Réponse de l’employé avec son uniforme frappé des lettres TPG sur la poitrine:
- Nous occupons des locaux des CFF et les CFF nous interdisent de placer une telle enseigne côté route du Grand-Lancy.
Ne cherchez plus l’erreur: parmi ceux qui parviendraient encore à rater l’examen pour devenir cons figurent en première ligne les CFF. Seront-ils talonné par les TPG? Encore un suspense insoutenable.
Conclusions:
1. Qu’il fait bon vivre dans cette ville!
2. Alors que le CEVA relie Annemasse et Cornavin, à la douane de Bardonnex, l’autoroute de contournement est toujours aussi congestionnée – voire plus selon l’avis des habitants concernés – comme toutes les artères entre Perly et Plan-les-Ouates. Ou ailleurs, d’ailleurs.
Sur ce point, oui, cherchez l’erreur!
Much Ado About Nothing

Mais pourquoi donc une telle construction, une telle dépense, pour recouvrir un immense espace vide… aussi lugubre? Encore une question – et avec le CEVA elles sont nombreuses – qui restera sans réponse. En revanche, pas besoin d’être Jérémie pour deviner l’odeur d’urine qui pourrait imprégner la gare Jean Nouvel du Bachet lorsque le stade de la Praille y déversera des milliers de supporters imbibés de bière. Encore que… Le stade étant aussi immensément vide que la gare, ce scénario, en l’état, paraît très improbable (serait-ce une spécialité genevoise de construire des choses grandioses en pensant que, justement parce qu’elles sont grandioses, elles vont immanquablement se remplir?).
7 h 55, quai 2. Le train est prévu à 8 h 04. Trois personnes attendent dans un silence de mort. A 8 h 02, annonce aux haut-parleurs: «Arrivée du train pour Coppet, quatre voitures sont fermées, prière d’attendre aux secteurs A,B,C!» Quatre voitures fermées, ça commence bien! Aucune importance, cependant: dans cette partie du wagon – comme ailleurs d’ailleurs – seuls huit sièges sur seize au total sont occupés. 
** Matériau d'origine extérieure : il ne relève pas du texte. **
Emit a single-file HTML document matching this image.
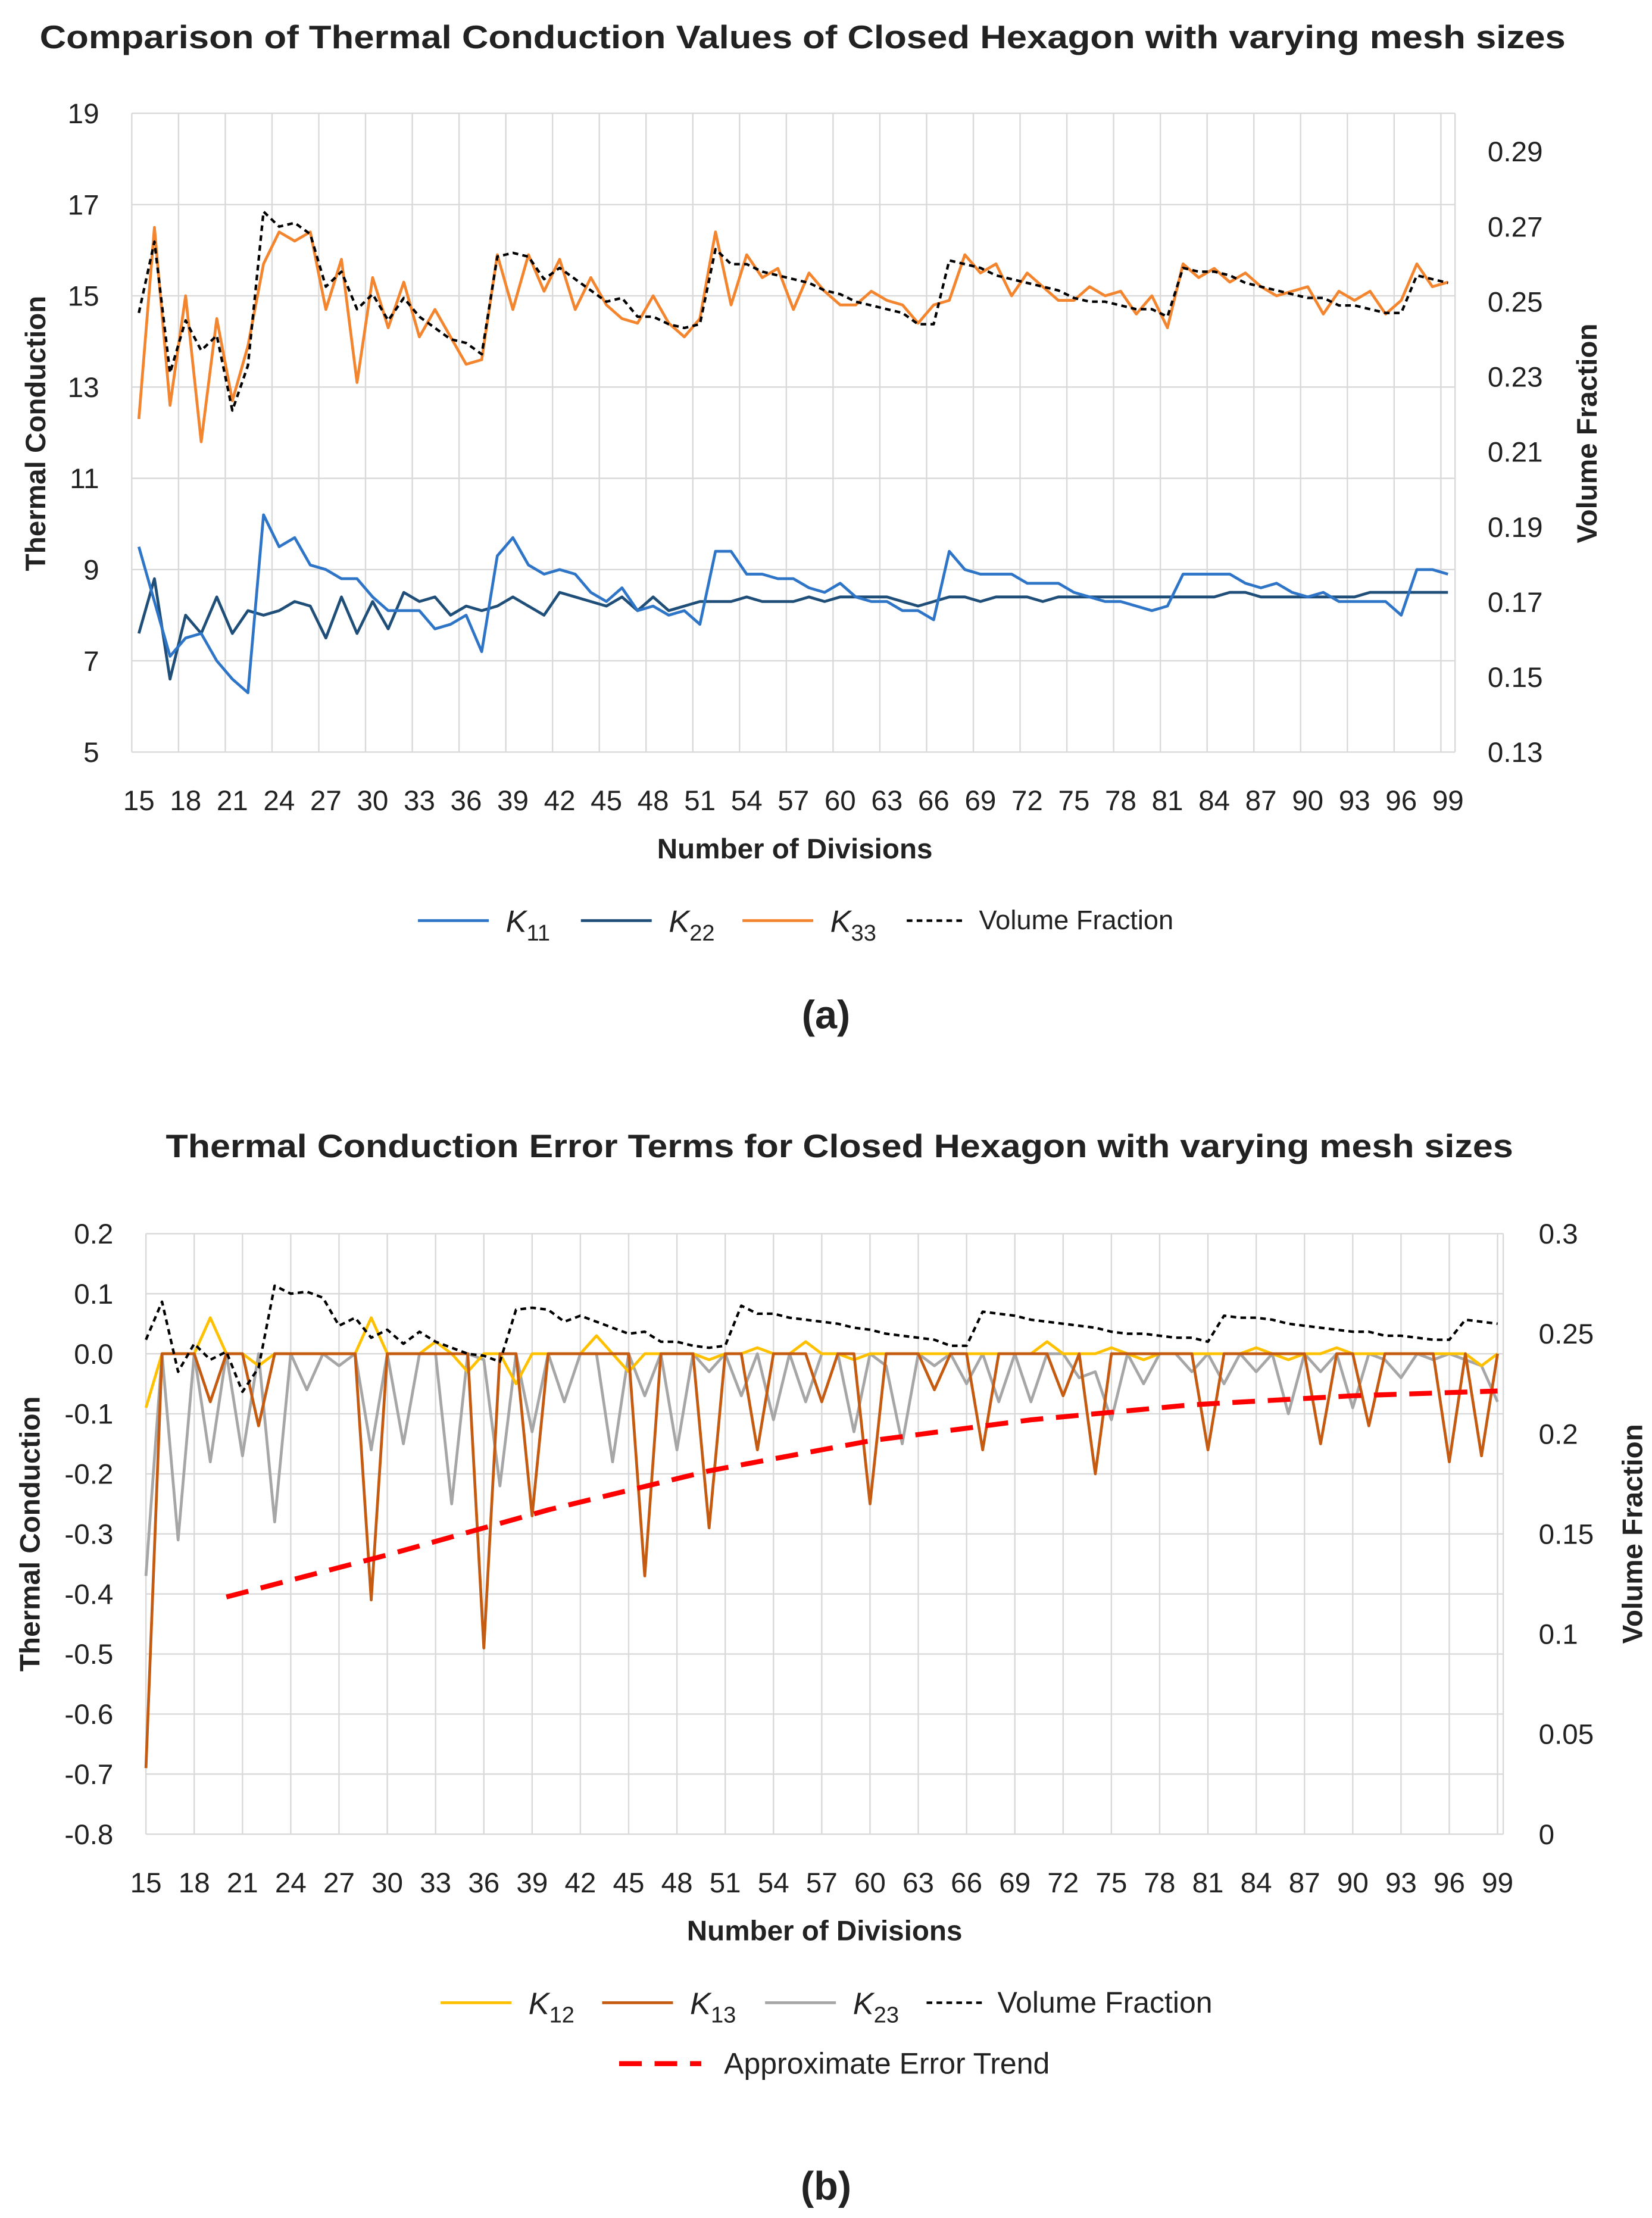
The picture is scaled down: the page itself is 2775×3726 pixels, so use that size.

quai 2 sont absolument déserts. Le soleil vient mettre un peu de baume dans cette désolation, mais je ne peux m’empêcher d’imaginer ce même décor un matin de novembre, dans le froid et l’obscurité humide… Avant de réaliser que, de toute façon, il n’y aura pas grand monde pour vivre ce cauchemar. C’est déjà ça!